中国如何才能走出土地困境﹐是当前对政府的一个严重考验﹐农村土地制度改革已经势在必行。2008年10月召开的十七届三中全会通过了《中共中央关于推进农村改革发展若干重大问题的决定》﹐《决定》允许农民以多种形式流转土地承包经营权﹐确认集体建设用地﹑宅基地和农用地使用权流转的合法性﹐适度推进农村集体建设用地流转工作﹐逐步建立城乡统一的建设用地市场﹐同地同价。将把中国的农村土地制度改革推向一个新里程﹐也将对与土地关联密切的房地产业﹑建筑业﹑建筑设计业产生重大影响﹐被称为第三次土地革命。现在﹐中央正在组织修改《土地管理法》﹐各地也正在纷纷进行土地流转试点﹐探讨各种模式﹐但效果如何还有待观察和进一步研究﹐还有很多工作要做。
一﹑中国当前土地现状
当前我国土地资源极度紧缺﹐耕地不断减少﹐已到保证粮食安全的最下限﹐而城市建设用地需求还在不断增加。我国内陆土地面积约为144亿亩﹐居世界第三位﹐但人均占有土地面积仅为11亩﹐不到世界人均水平的三分之一。同时﹐我国土地资源相对贫乏﹐土地质量较差。我国国土中干旱﹑半干旱土地大约占一半﹐山地﹑丘陵和高原占66%﹐平原仅占34%。而且我国有限的耕地资源随着人口的不断增长﹐工矿﹑交通﹑城市建设用地的不断增加﹐人均耕地不断减少。2009年2月26日﹐国土资源部公布﹐截至2008年12月31日﹐全国耕地面积为18.2574亿亩﹐又比上一年度减少29万亩。这已经是耕地面积第12年持续下降。与1996年的19.51亿亩相比﹐12年间﹐中国的耕地面积净减少了1.2526亿亩﹐相当于减少了一个大省。目前我国人均耕地不足1.4亩﹐排名世界第126位﹐仅为世界人均耕地40%﹐是印度人均耕地的一半。以不到世界7%的耕地却要养活世界五分之一的人口﹐远远超过了耕地的承载力极限﹐粮食安全问题越来越显得格外重要。而且我国大部分地区人均耕地面积实际上都只有几分地﹐远低于联合国规定的人均0.8亩耕地面积的下限﹐人均耕地面积稍多一点的地方又都是干旱缺水低产地区。全国还有二亿多陷入困境的失地农民﹐已经成为严重的社会问题。当前我国的失地农民﹐主要包括因企业征占土地而失地的农民﹑因国家建设征占土地而失地的农民﹑因农民之间的土地流转而失地的农民。企业征占土地主要是各省市﹑区县的工业园区对农民土地的征占﹔国家建设征占土地主要是大中型水库﹑铁路﹑高速路﹑机场等国家建设征占土地﹔而农民之间的土地流转又产生了新的失地农民﹐这些失地农民“种田无地﹑就业无岗﹑保障无份﹑创业无钱”是最最弱势的群体。失地农民补偿费偏低﹐从一些城市的情况看﹐土地补偿费和安置补助费按目前农村居民人均生活消费支出计算﹐只能维持七年左右的生活﹐几年后﹐失地农民又将怎样生活﹖这是国家征占土地面临的新问题。目前我国大规模的城市化进程和市政基础设施建设刚在起步阶段﹐未来几十年我国耕地仍呈锐减的趋势﹐还会增加大量失地农民﹐将是新的不稳定因素。
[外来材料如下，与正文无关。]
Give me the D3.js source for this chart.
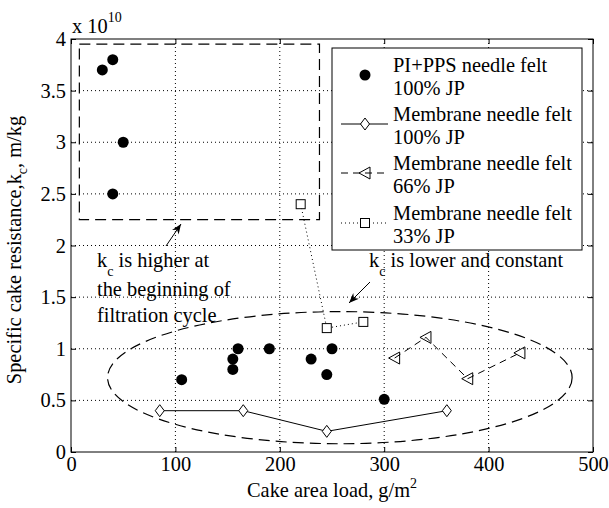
<!DOCTYPE html>
<html><head><meta charset="utf-8">
<script src="https://cdn.jsdelivr.net/npm/d3@7"></script>
</head><body style="margin:0;background:#fff"><svg id="c" width="609" height="508" style="display:block"></svg>
<script>
// ---- data ----
const xTicks = [0,100,200,300,400,500];
const yTicks = [0,0.5,1,1.5,2,2.5,3,3.5,4];
const yTickLabels = ["0","0.5","1","1.5","2","2.5","3","3.5","4"];
const dotsX = [30,40,50,40,106,155,155,160,190,230,245,250,300];
const dotsY = [3.7,3.8,3.0,2.5,0.7,0.9,0.8,1.0,1.0,0.9,0.75,1.0,0.51];
const diamondX = [85,165,245,360];
const diamondY = [0.4,0.4,0.2,0.4];
const triX = [310,340,380,430];
const triY = [0.91,1.11,0.71,0.96];
const sqX = [220,245,280];
const sqY = [2.4,1.2,1.26];
const legendLabels = [["PI+PPS needle felt","100% JP"],["Membrane needle felt","100% JP"],["Membrane needle felt","66% JP"],["Membrane needle felt","33% JP"]];
const boxRegion = [8,2.25,238,3.95];      // x0,y0,x1,y1 in data units
const ellipseRegion = [257.5,0.72,222.5,0.64]; // cx,cy,rx,ry in data units

const svg = d3.select("#c");
const m = {l:71,t:39,r:593,b:452};
const x = d3.scaleLinear().domain([0,500]).range([m.l,m.r]);
const y = d3.scaleLinear().domain([0,4]).range([m.b,m.t]);
const W = m.r-m.l, H = m.b-m.t;
const FS = 20.4, SS = 14;
const FF = "Liberation Serif";
function txt(sel){return sel.append("text").attr("font-family",FF).attr("font-size",FS).attr("fill","#000");}

// grid
const g = svg.append("g");
g.selectAll(".gx").data(xTicks.slice(1,-1)).enter().append("line")
 .attr("x1",d=>x(d)).attr("x2",d=>x(d)).attr("y1",m.t).attr("y2",m.b)
 .attr("stroke","#000").attr("stroke-width",1).attr("stroke-dasharray","1,3");
g.selectAll(".gy").data(yTicks.slice(1,-1)).enter().append("line")
 .attr("y1",d=>y(d)).attr("y2",d=>y(d)).attr("x1",m.l).attr("x2",m.r)
 .attr("stroke","#000").attr("stroke-width",1).attr("stroke-dasharray","1,3");

// axes with inward ticks
const ax = svg.append("g").attr("transform",`translate(0,${m.b})`)
 .call(d3.axisBottom(x).tickValues(xTicks).tickSize(-5).tickPadding(5).tickFormat(d3.format("d")));
const axT = svg.append("g").attr("transform",`translate(0,${m.t})`)
 .call(d3.axisTop(x).tickValues(xTicks).tickSize(-5).tickFormat(""));
const ay = svg.append("g").attr("transform",`translate(${m.l},0)`)
 .call(d3.axisLeft(y).tickValues(yTicks).tickSize(-5).tickPadding(5).tickFormat((d,i)=>yTickLabels[i]));
const ayR = svg.append("g").attr("transform",`translate(${m.r},0)`)
 .call(d3.axisRight(y).tickValues(yTicks).tickSize(-5).tickFormat(""));
[ax,axT,ay,ayR].forEach(a=>{a.attr("font-family",FF).attr("font-size",FS);a.select(".domain").remove();a.selectAll("line").attr("stroke","#000");
 a.selectAll("text").attr("fill","#000").attr("font-family",FF).attr("font-size",FS);});
svg.append("rect").attr("x",m.l).attr("y",m.t).attr("width",W).attr("height",H)
 .attr("fill","none").attr("stroke","#000").attr("stroke-width",1);

// exponent
const ex = txt(svg).attr("x",72).attr("y",33);
ex.append("tspan").text("x 10");
ex.append("tspan").attr("dy",-11).attr("font-size",SS).text("10");

// regions
svg.append("rect").attr("x",x(boxRegion[0])).attr("y",y(boxRegion[3]))
 .attr("width",x(boxRegion[2])-x(boxRegion[0])).attr("height",y(boxRegion[1])-y(boxRegion[3]))
 .attr("fill","none").attr("stroke","#000").attr("stroke-width",1.2).attr("stroke-dasharray","11,6");
svg.append("ellipse").attr("cx",x(ellipseRegion[0])).attr("cy",y(ellipseRegion[1]))
 .attr("rx",x(ellipseRegion[2])-x(0)).attr("ry",y(0)-y(ellipseRegion[3]))
 .attr("fill","none").attr("stroke","#000").attr("stroke-width",1.2).attr("stroke-dasharray","11,6");

// series lines
const line = d3.line().x(d=>x(d[0])).y(d=>y(d[1]));
const zip=(a,b)=>a.map((v,i)=>[v,b[i]]);
svg.append("path").attr("d",line(zip(diamondX,diamondY))).attr("fill","none").attr("stroke","#000").attr("stroke-width",1);
svg.append("path").attr("d",line(zip(triX,triY))).attr("fill","none").attr("stroke","#000").attr("stroke-width",1).attr("stroke-dasharray","7,5");
svg.append("path").attr("d",line(zip(sqX,sqY))).attr("fill","none").attr("stroke","#000").attr("stroke-width",1).attr("stroke-dasharray","1,3");

// markers
function dot(sel,cx,cy){sel.append("circle").attr("cx",cx).attr("cy",cy).attr("r",5.5).attr("fill","#000");}
function diamond(sel,cx,cy){sel.append("path").attr("d",`M${cx},${cy-6}L${cx+4.5},${cy}L${cx},${cy+6}L${cx-4.5},${cy}Z`).attr("fill","#fff").attr("stroke","#000");}
function tri(sel,cx,cy){sel.append("path").attr("d",`M${cx-6},${cy}L${cx+5},${cy-6}L${cx+5},${cy+6}Z`).attr("fill","none").attr("stroke","#000");}
function sq(sel,cx,cy){sel.append("rect").attr("x",cx-4.5).attr("y",cy-4.5).attr("width",9).attr("height",9).attr("fill","#fff").attr("stroke","#000");}
const mk = svg.append("g");
dotsX.forEach((v,i)=>dot(mk,x(v),y(dotsY[i])));
diamondX.forEach((v,i)=>diamond(mk,x(v),y(diamondY[i])));
triX.forEach((v,i)=>tri(mk,x(v),y(triY[i])));
sqX.forEach((v,i)=>sq(mk,x(v),y(sqY[i])));

// annotations
function kcText(x0,yb,rest){
  const t=txt(svg).attr("x",x0).attr("y",yb);
  t.append("tspan").text("k");
  t.append("tspan").attr("dy",9).attr("font-size",SS).text("c");
  t.append("tspan").attr("dy",-9).text(" "+rest);
}
kcText(97,267,"is higher at");
txt(svg).attr("x",97).attr("y",296).text("the beginning of");
txt(svg).attr("x",97).attr("y",322).text("filtration cycle");
kcText(369,267,"is lower and constant");

const defs=svg.append("defs");
defs.append("marker").attr("id","ah").attr("viewBox","0 0 10 10").attr("refX",10).attr("refY",5)
 .attr("markerWidth",14).attr("markerHeight",10).attr("markerUnits","userSpaceOnUse").attr("orient","auto")
 .append("path").attr("d","M0,1L10,5L0,9L3,5Z").attr("fill","#000");
svg.append("line").attr("x1",166).attr("y1",246).attr("x2",181).attr("y2",224).attr("stroke","#000").attr("marker-end","url(#ah)");
svg.append("line").attr("x1",370).attr("y1",282).attr("x2",349).attr("y2",303).attr("stroke","#000").attr("marker-end","url(#ah)");

// legend
const lg = svg.append("g");
lg.append("rect").attr("x",332).attr("y",48).attr("width",250).attr("height",202).attr("fill","#fff").attr("stroke","#000");
const symY=[75,124,173,223];
legendLabels.forEach((lab,i)=>{
  const cy=symY[i];
  if(i===1) lg.append("line").attr("x1",341).attr("x2",388).attr("y1",cy).attr("y2",cy).attr("stroke","#000");
  if(i===2) lg.append("line").attr("x1",341).attr("x2",388).attr("y1",cy).attr("y2",cy).attr("stroke","#000").attr("stroke-dasharray","7,5");
  if(i===3) lg.append("line").attr("x1",341).attr("x2",388).attr("y1",cy).attr("y2",cy).attr("stroke","#000").attr("stroke-dasharray","1,3");
  [dot,diamond,tri,sq][i](lg,365,cy);
  txt(lg).attr("x",393).attr("y",cy-3).text(lab[0]);
  txt(lg).attr("x",393).attr("y",cy+20).text(lab[1]);
});

// axis titles
const xl=txt(svg).attr("x",247).attr("y",497);
xl.append("tspan").text("Cake area load, g/m");
xl.append("tspan").attr("dy",-9).attr("font-size",SS).text("2");
const yl=txt(svg).attr("transform","translate(21,250) rotate(-90)").attr("text-anchor","middle");
yl.append("tspan").text("Specific cake resistance,k");
yl.append("tspan").attr("dy",6).attr("font-size",SS).text("c");
yl.append("tspan").attr("dy",-6).text(", m/kg");
</script></body></html>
1950年我国耕地面积是29.4亿亩﹐人口是5.7亿人﹐人均5.2亩。2008年我国人口增加到了13.28亿人﹐耕地却减少了11亿多亩﹐人均只剩不足1.4亩﹐不到1950年的三分之一。每年还在以1800~2000万亩的速度减少﹐今后我国每年仅建设用地就至少还要占用耕地三﹑四百万亩﹐用不了几年﹐就要突破国家规定的18亿亩农田的最低下限﹐现在基本农田面积已亏空3900多万亩﹐保住现有的15.89亿亩基本农田﹐形势更不容乐观。而且我国人口还在不断增加﹐预计到2010年﹐即使严格控制占地﹐把能够开垦的后备用地都开垦完﹐我国也将至少要有一亿亩以上的耕地缺口。预计到2030年﹐我国人口达到15亿人﹐耕地危机还将进一步恶化。按现在的需求水平﹐我国粮食需求总量到2020年为6.03亿吨﹐2033年为6.63亿吨﹐大体需要比现有五亿吨粮食生产能力高出20~30%﹐而不断减少的耕地使维持现有产量都要付出极大努力﹐粮食安全面临严峻挑战。而且我国国土水土流失﹑生态环境总体恶化的趋势尚未根本扭转﹐沙漠﹑荒漠化土地不断扩大﹐环境可持续指数在146个国家和地区中名列倒数第14位﹐使土地危机更加严重。我国人多地少﹐土地资源紧缺已经严重制约着我国城市建设和经济发展﹐必须充分认识我国土地利用﹑特别是耕地保护的形势日趋严峻﹐建设用地的供需矛盾突出﹐统筹协调土地利用的任务非常艰巨。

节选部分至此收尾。